Cette info est à recueillir avec soin tant elle dévoile une identité commune d’autant plus forte et attirante qu’elle est ouverte à tous, parce qu’elle repose sur des valeurs et non sur une grammaire linguistique artificielle. «Quand il était ici, Mister George, aujourd’hui président, ne parlait que le bassa’a avec ses camarades; il était chez lui ici et il l’a toujours dit», brandit Clinton Mwaha. Parlant justement de l’ancien footballeur devenu homme politique, notre interlocuteur nous plonge dans les ondes d’un passé glorieux avec les frères Biyick.

On s’en rend vraiment compte au milieu de la communauté libérienne basée à Yaoundé. Si l’addition des personnes parlant le bassa’a ne dépasse pas 50, les liens avec les Bassa’a locaux sont néanmoins vivants. «Nous sommes souvent invités officiellement lors des festivals à Ngog-Mapubi et Elog Mpo’o», renseigne Walter Togne, Bassa’a du sud du Libéria. Ce diplomate reconnait que l’effet fonctionne à merveille. Il présente quelques vidéos dans lesquelles il preste comme maitre-danseur d’assiko sur la grotte légendaire du Nyong-et-Kelle.

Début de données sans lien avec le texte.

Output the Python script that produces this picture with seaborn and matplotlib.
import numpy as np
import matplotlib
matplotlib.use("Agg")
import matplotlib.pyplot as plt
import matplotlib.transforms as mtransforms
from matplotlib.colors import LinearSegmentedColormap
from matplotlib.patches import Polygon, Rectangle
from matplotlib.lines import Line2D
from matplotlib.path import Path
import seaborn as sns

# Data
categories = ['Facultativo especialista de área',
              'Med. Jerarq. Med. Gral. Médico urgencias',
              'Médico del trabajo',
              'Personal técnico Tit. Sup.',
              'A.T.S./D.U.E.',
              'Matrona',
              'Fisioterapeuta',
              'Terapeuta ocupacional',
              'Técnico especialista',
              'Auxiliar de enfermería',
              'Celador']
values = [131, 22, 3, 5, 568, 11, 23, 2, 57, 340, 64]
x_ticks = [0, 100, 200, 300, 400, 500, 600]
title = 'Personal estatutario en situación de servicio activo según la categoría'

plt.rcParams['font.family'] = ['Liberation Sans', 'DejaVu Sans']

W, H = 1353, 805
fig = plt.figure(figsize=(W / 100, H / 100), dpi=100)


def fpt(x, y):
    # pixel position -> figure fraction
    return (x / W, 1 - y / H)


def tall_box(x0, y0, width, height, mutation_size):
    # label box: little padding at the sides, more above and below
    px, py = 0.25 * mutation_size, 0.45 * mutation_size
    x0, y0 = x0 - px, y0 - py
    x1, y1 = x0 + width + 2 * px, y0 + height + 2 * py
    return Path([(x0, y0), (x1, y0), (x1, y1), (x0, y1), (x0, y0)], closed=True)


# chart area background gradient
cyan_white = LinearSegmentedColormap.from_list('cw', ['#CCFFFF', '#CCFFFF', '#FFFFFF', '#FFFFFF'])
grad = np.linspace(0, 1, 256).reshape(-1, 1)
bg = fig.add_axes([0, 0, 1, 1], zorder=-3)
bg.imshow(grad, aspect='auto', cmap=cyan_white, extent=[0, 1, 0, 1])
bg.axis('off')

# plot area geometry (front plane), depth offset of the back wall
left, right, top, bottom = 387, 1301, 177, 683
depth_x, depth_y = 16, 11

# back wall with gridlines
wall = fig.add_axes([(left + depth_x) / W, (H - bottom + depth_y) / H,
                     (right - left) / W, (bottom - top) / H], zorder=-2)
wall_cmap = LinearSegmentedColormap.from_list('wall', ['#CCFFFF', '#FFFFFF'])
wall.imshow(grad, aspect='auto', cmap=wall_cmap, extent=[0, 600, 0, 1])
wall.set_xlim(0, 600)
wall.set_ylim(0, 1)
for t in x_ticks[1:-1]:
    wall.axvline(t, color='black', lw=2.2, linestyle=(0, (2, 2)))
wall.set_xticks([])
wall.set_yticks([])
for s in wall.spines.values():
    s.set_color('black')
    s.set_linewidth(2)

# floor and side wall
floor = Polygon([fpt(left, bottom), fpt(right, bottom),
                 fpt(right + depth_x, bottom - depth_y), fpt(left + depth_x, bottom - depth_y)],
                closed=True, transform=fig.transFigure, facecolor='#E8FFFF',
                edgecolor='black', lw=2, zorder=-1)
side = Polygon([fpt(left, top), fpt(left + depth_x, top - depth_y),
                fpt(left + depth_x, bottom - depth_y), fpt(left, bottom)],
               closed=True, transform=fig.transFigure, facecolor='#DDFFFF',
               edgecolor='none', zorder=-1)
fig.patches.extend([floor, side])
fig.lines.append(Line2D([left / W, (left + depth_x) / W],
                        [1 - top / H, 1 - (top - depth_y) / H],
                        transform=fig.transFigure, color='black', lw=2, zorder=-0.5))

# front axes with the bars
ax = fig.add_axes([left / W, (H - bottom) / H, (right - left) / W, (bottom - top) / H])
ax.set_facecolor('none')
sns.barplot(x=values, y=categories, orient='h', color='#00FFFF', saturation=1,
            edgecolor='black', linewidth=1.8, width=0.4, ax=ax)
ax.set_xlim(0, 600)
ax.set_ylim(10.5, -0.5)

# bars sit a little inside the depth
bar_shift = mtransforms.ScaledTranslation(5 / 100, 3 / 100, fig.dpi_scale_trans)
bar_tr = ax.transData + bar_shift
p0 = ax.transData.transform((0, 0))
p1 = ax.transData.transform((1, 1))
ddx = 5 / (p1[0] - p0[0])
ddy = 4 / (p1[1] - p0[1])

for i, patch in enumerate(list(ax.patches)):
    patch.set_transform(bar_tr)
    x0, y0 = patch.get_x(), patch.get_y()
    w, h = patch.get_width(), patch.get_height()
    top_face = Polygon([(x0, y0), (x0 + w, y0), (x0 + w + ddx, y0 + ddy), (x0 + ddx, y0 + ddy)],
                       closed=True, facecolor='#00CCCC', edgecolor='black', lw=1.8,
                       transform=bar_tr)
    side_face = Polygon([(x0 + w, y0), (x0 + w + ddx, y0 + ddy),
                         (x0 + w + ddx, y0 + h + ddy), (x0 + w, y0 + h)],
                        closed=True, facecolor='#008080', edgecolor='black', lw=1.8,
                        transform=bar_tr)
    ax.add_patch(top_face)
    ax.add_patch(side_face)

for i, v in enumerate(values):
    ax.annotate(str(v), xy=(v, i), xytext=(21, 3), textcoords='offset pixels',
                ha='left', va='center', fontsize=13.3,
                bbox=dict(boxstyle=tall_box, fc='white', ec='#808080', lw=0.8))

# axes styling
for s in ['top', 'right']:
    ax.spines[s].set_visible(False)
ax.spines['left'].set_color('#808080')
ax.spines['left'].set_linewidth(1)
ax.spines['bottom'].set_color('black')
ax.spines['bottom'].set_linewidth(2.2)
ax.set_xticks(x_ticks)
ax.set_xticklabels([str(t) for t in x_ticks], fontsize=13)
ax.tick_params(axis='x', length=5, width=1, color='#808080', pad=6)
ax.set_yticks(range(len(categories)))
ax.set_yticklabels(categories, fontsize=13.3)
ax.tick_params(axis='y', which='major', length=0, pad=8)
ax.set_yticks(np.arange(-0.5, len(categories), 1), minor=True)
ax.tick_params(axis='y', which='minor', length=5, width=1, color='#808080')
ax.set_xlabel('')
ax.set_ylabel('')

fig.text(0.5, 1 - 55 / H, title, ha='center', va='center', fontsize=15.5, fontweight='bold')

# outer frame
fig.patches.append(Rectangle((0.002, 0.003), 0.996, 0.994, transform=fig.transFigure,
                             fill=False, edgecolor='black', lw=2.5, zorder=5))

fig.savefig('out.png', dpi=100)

Il insiste sur le fait que chaque fois là-bas, aucun dépaysement gustatif. «Chez moi, confirme-t-il, c’est exactement la même chose!». Dans le fond, le tout permet de s’aventurer sur des chemins de traverse surprenants où l’on croise la culture d’un peuple logé à la fois en Afrique de l’Ouest et en Afrique centrale. Cela se ressent par le truchement d’un ordre plus ou moins déterminé. «Cet ordre-là, s’empresse de préciser Walter Togne, met à l’honneur l’unicité de la culture africaine».

Jean-René Meva’a Amougou

Yvan Tsala

«Le mythe d’une Afrique unique et immuable est efficace»

Le sociolinguiste camerounais s’attarde sur le pourquoi le bassa’a est à la fois parlé en Afrique occidentale et en Afrique centrale.

Dire qu’il y a des Bassa’a en Afrique de l’Ouest relève, selon certains, d’un «bricolage ethnique». Que leur répondez-vous?
C’est juste une construction sociale pour une raison simple: pendant la migration, la linéarité géographique du parcours passe au second plan. L’important est de trouver un nouveau point de chute. Parler ainsi de bricolage ethnique ne serait alors qu’un écran visant à dissimuler une vérité, à entraver une éventuelle reconnaissance et à négliger la présence bassa’a en Afrique occidentale et centrale.

En tout cas, beaucoup d’ethnologues et anthropologues sont d’accord: Les Bassa’a sont un peuple Bantu autochtone du Cameroun, qui s’étend jusqu’en Afrique de l’Ouest, où il constitue plusieurs foyers. Sa dislocation est née non seulement des mouvements migratoires qui sont à l’origine de l’éparpillement de certaines grandes tribus, mais aussi du fait de la colonisation. Dans ce cadre de pensée, le mythe d’une Afrique unique et immuable est d’autant plus efficace qu’il vient confondre les tenants de telles spéculations ethnosociologiques.

Vous parlez de foyers. Pouvez-vous nous les citer?
Les foyers suivants ont été recensés à ce jour: Les Bassa’a d’Ouesso et les Bassa’a la Mpasu, qui vivent au Congo-Brazzaville et en République démocratique du Congo; les Bassa’a — Ngê que l’on retrouve du côté du confluent de la Bénoué et du Niger. D’autres souches y sont présentes telles les Bassa’a-Nkomo et les Bassa’a-Kaduna. La souche qui a ses ramifications en Sierra Leone au Sénégal et au Togo est connue sous le nom de Bassa’a-Ri. La souche camerounaise, qui est disséminée au sud du Cameroun est sans doute la plus nombreuse, environ un million. En effet, le peuple Bassa’a est éparpillé du Libéria à Malindi en passant par le Cameroun. Il tire son origine de l’ancienne Nubie à la frontière de l’Égypte, du Soudan et le Nil.

Alors, dites-vous, il est possible d’établir des correspondances entre les Bassa’a’a du Cameroun et ceux d’Afrique de l’Ouest?
Absolument! Les plats camerounais très connus, originaires du pays bassa’a, sont le Bongo’o (une sauce) et le Mintoumba, un pain de manioc fait à partir du roui de manioc malaxé et mélangé avec de l’huile de palme, du sel et des épices, le tout roulé et ficelé dans une feuille de bananier. Allez à Malindi au Libéria, vous trouverez exactement les mêmes plats et les mêmes techniques pour les préparer. En plus, il y a la langue. C’est la même. D’ailleurs, un Libérien de Malindi à Boumnyebel par exemple est confondu à un autochtone.